_Source excerpt_
- - - -
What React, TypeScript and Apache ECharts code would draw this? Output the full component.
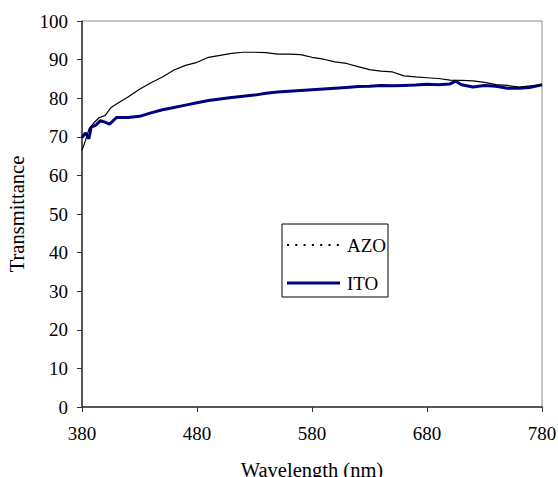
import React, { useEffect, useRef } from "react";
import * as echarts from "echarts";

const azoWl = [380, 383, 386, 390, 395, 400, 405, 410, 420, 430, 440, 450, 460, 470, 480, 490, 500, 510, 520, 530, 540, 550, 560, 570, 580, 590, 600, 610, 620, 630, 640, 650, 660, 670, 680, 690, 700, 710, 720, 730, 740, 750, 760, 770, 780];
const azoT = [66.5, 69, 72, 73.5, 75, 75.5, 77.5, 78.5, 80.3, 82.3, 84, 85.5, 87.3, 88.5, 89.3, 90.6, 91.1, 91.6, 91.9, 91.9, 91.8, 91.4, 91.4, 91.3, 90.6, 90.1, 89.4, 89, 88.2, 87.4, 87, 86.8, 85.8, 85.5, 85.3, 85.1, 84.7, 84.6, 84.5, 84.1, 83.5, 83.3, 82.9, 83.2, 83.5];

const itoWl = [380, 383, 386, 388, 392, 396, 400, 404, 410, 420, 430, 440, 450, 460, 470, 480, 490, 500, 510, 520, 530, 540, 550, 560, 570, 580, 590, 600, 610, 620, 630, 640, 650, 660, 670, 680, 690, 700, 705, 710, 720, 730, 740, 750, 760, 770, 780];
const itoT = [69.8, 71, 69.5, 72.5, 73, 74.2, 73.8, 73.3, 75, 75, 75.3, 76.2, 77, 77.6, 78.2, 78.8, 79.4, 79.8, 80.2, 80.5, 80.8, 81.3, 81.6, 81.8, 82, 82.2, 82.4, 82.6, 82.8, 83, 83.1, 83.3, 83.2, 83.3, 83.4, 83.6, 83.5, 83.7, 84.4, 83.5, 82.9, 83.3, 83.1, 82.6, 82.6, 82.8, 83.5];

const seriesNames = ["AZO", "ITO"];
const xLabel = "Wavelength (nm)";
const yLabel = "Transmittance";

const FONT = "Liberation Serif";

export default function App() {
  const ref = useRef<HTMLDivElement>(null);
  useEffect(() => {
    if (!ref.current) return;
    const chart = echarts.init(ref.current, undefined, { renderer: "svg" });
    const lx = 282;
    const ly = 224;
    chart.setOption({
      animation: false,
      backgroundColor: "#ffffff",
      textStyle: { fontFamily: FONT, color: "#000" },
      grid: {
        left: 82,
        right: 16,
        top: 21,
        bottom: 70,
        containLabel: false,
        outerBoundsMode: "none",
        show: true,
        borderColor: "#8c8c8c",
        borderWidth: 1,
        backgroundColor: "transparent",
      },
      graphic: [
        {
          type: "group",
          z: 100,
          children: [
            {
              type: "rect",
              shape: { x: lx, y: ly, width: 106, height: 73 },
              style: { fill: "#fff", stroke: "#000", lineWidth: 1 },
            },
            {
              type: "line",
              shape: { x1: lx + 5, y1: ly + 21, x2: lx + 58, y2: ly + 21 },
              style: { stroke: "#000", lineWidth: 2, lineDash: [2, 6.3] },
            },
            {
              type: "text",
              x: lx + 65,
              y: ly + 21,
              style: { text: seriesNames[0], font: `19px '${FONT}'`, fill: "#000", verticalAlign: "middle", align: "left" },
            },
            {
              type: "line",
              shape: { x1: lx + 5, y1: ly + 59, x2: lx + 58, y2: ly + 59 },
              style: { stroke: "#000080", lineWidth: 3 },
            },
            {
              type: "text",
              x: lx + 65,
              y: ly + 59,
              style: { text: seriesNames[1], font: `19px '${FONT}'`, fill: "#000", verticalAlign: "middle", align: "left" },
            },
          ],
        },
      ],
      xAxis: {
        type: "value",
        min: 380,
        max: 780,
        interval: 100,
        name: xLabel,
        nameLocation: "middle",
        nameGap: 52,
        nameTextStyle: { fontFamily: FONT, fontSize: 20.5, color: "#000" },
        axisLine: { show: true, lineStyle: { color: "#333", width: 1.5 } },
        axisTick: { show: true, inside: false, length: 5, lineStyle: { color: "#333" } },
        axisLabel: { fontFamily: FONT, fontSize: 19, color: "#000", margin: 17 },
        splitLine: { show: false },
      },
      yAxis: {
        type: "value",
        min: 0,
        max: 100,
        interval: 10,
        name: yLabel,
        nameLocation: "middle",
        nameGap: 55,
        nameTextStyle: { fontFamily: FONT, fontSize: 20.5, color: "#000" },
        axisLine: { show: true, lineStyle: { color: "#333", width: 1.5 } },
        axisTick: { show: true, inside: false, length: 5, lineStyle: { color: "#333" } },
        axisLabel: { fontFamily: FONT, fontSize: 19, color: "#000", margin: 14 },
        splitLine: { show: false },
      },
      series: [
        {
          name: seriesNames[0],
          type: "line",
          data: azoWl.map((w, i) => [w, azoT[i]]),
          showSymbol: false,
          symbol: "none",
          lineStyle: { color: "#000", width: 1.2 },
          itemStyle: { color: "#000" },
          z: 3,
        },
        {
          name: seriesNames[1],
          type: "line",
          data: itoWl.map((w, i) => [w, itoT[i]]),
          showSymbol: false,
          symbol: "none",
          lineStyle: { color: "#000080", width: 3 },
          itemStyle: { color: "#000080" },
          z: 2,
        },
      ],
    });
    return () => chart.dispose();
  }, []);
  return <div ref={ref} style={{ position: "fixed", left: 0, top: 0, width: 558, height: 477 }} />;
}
- - - -
_What to work on_
Copy nothing but the lines from the first one in the listing through the line with "import * as", and omit the pictures.

_The output_
What React, TypeScript and Apache ECharts code would draw this? Output the full component.
import React, { useEffect, useRef } from "react";
import * as echarts from "echarts";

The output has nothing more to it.